Sefi Atta is often described as one of the leading writers of her generation. Born in Lagos and educated in Nigeria, England and the United States, she is a graduate of the creative writing program at Antioch University, Los Angeles. She has won a number of awards for her writing; her debut novel, Everything Good Will Come, was awarded the inaugural Wole Soyinka Prize for Literature in Africa.

I had the opportunity to meet and interview Sefi at a media junket being held in support of this year’s Open Book Festival, which is being held in Cape Town from 17 to 21 September.

You’ve done almost everything, short stories, plays, novels…
Well, I haven’t written poetry, so not quite everything.

What is your writing process? Do you just start writing and see where it takes you, or do you create an outline and follow it rigidly?
Well, I usually start with a general idea, an outline of what I want to write about, where I want the story to go. But as a writer, you cannot stick too rigidly to this, you need to also allow the story to develop organically, to take a life of its own and that often happens.

I often find it quite difficult to find books by African authors, there are very few South African bookstores that stock a wide range of African literature.
Really? That’s surprising and a little sad. But then again, commerce is all about what sells. Bookstores cannot sell books that will not be read.

When I lived in Johannesburg, there was (and still is) one African bookstore there, it was called Xarra books.
Well, just the fact that we call it an African bookstore strikes me as a problem. We need to have more bookstores offering literature by our own people. I think this is something that is improving though, but it starts with us being able to appreciate our authors.

Very true, it seems to me that every country, every culture has its own literary identity – they have authors that are famous in their own country without the rest of the western world really knowing about it. Yet it seems our continent is different?
It comes once again to appreciating ourselves and loving ourselves, having confidence in our abilities.
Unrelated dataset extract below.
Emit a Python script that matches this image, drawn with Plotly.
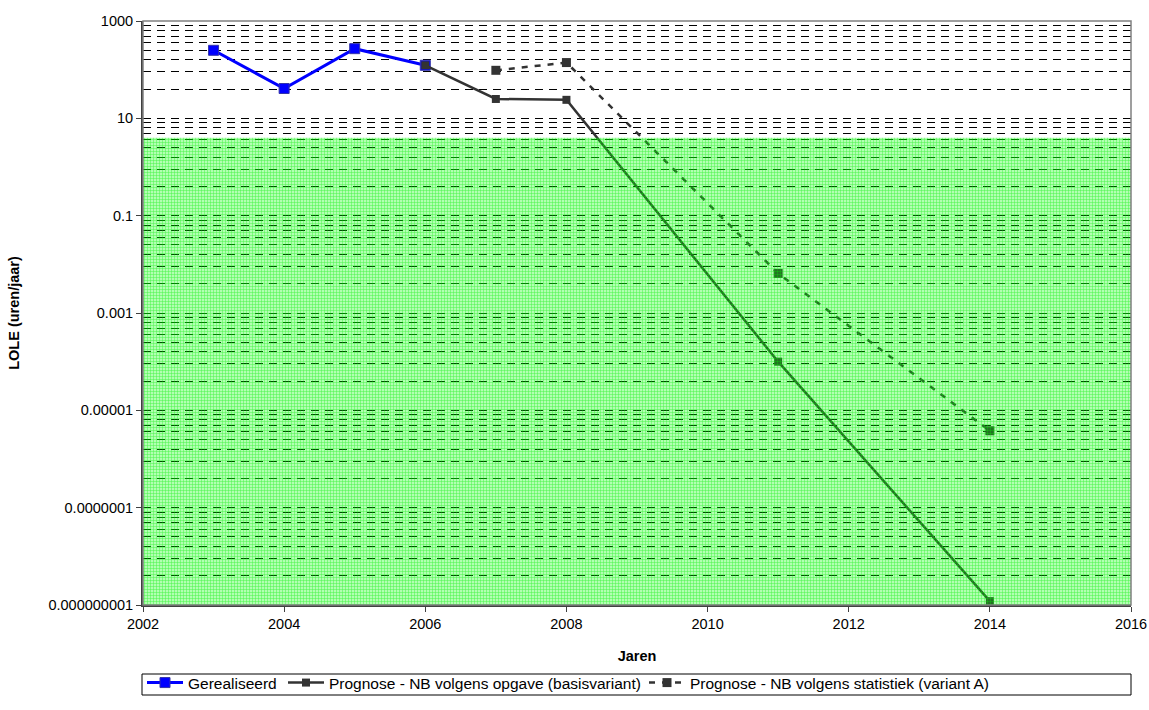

I am perhaps lucky because I’ve always been a confident person, but for example, many literary festivals and tours in Africa only laud the authors who have been celebrated by the western world, rather than searching for those amazing hidden talents that are out there. It can be quite frustrating.

I often find that the world’s impression or portrayal of Africa is constantly negative. Do you find that this is still the case?
Yes and no. Yes, there are many negative impressions of Africa in the world, but we as Africans should not take that to heart, because there are bad thing happening all over the world. Living in America and having traveled quite a bit, it seems that all people are, at one point or another dissatisfied with the state of their government or their country. Africa is no exception and we need to stop seeing it as such. Only once we do that can we make the world stop seeing it as such.
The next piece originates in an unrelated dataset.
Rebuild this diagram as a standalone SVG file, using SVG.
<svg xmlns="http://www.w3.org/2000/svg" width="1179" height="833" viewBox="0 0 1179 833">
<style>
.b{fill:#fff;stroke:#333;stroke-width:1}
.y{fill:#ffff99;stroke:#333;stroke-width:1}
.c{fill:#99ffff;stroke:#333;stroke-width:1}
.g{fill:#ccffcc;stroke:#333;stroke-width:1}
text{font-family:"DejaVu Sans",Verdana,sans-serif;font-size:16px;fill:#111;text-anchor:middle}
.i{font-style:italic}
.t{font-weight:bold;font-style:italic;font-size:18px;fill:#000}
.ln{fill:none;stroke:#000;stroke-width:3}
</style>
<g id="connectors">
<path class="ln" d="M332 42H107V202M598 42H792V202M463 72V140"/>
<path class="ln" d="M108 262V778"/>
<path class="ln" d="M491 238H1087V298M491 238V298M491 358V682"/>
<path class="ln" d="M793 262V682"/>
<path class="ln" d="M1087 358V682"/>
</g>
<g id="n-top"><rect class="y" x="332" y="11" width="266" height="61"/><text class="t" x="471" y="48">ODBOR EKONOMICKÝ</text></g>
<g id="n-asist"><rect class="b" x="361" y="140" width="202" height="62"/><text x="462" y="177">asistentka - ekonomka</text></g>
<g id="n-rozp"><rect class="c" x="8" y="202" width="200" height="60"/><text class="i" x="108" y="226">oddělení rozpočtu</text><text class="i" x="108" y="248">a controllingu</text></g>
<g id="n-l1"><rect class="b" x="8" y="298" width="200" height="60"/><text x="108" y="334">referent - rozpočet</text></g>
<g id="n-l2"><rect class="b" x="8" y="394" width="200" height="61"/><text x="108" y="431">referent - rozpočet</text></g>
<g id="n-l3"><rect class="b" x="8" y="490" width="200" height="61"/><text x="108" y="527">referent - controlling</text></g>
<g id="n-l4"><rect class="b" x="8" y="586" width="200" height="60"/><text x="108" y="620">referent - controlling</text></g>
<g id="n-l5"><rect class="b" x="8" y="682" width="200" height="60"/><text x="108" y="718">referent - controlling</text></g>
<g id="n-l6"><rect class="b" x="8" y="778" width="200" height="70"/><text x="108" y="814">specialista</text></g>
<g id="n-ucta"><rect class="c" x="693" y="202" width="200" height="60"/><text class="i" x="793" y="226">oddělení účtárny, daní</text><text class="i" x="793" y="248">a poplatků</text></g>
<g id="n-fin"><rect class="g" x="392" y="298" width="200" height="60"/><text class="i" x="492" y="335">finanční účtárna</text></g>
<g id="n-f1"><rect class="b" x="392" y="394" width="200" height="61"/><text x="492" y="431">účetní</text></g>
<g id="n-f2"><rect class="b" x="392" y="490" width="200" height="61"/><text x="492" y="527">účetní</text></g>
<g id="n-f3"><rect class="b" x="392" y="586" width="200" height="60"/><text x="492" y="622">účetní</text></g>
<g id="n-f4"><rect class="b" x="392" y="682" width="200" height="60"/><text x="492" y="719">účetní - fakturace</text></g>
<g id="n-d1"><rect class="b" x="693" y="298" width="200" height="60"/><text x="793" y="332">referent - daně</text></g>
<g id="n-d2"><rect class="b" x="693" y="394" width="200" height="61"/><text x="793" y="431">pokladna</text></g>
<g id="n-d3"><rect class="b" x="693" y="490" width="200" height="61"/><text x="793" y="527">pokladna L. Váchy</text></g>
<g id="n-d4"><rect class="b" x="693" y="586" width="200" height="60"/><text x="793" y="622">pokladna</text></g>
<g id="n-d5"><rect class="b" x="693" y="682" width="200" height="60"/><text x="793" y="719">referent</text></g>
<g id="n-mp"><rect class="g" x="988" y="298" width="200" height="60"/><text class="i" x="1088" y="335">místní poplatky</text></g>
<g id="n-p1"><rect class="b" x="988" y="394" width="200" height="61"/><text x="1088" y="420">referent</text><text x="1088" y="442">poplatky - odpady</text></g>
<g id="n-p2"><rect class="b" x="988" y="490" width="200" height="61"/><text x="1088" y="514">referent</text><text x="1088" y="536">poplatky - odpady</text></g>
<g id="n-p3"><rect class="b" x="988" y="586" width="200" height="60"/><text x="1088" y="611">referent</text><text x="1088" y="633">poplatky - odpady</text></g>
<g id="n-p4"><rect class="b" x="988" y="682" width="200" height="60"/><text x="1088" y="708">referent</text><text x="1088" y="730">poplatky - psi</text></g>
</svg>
I often think it has to do with the will to be informed. Do you find that many people in the world are not informed about Africa?
Nowadays, people are lucky because the internet has opened up the world so it’s not as easy to be misinformed. The resources are there to find the truth of any matter. Which is why novels and literature and art are so important, because these media give people a voice and allow others to understand their perspectives; perspective is an important part of understanding.
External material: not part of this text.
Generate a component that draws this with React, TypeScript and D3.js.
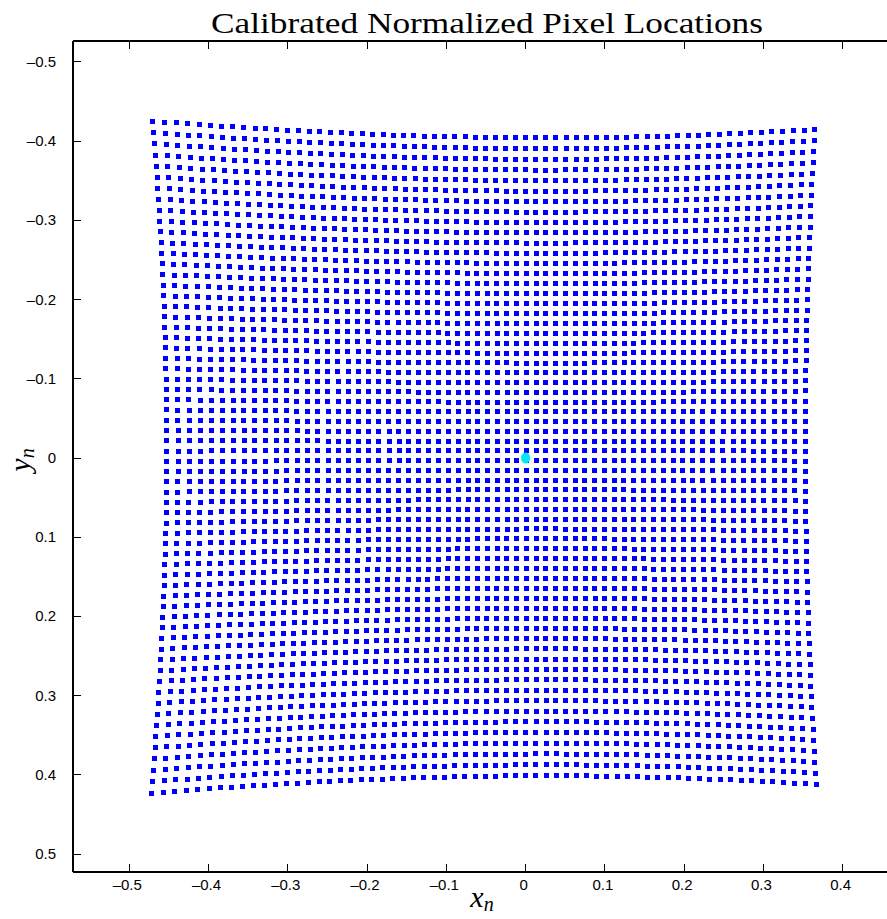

Do you think we are on the right path in terms of supporting the growth of literature and the arts?
We need to focus more on finding people with the know-how to make such projects a success. We should not just throw a lot of money at a project and hope that it will succeed, but should rather have set ideas on what we want achieve and how to go about achieving it. This also comes into the realm of writing competitions. While I feel that nobody should right only for validation from others, we do need prized and mentors that are relevant to what we are trying to achieve.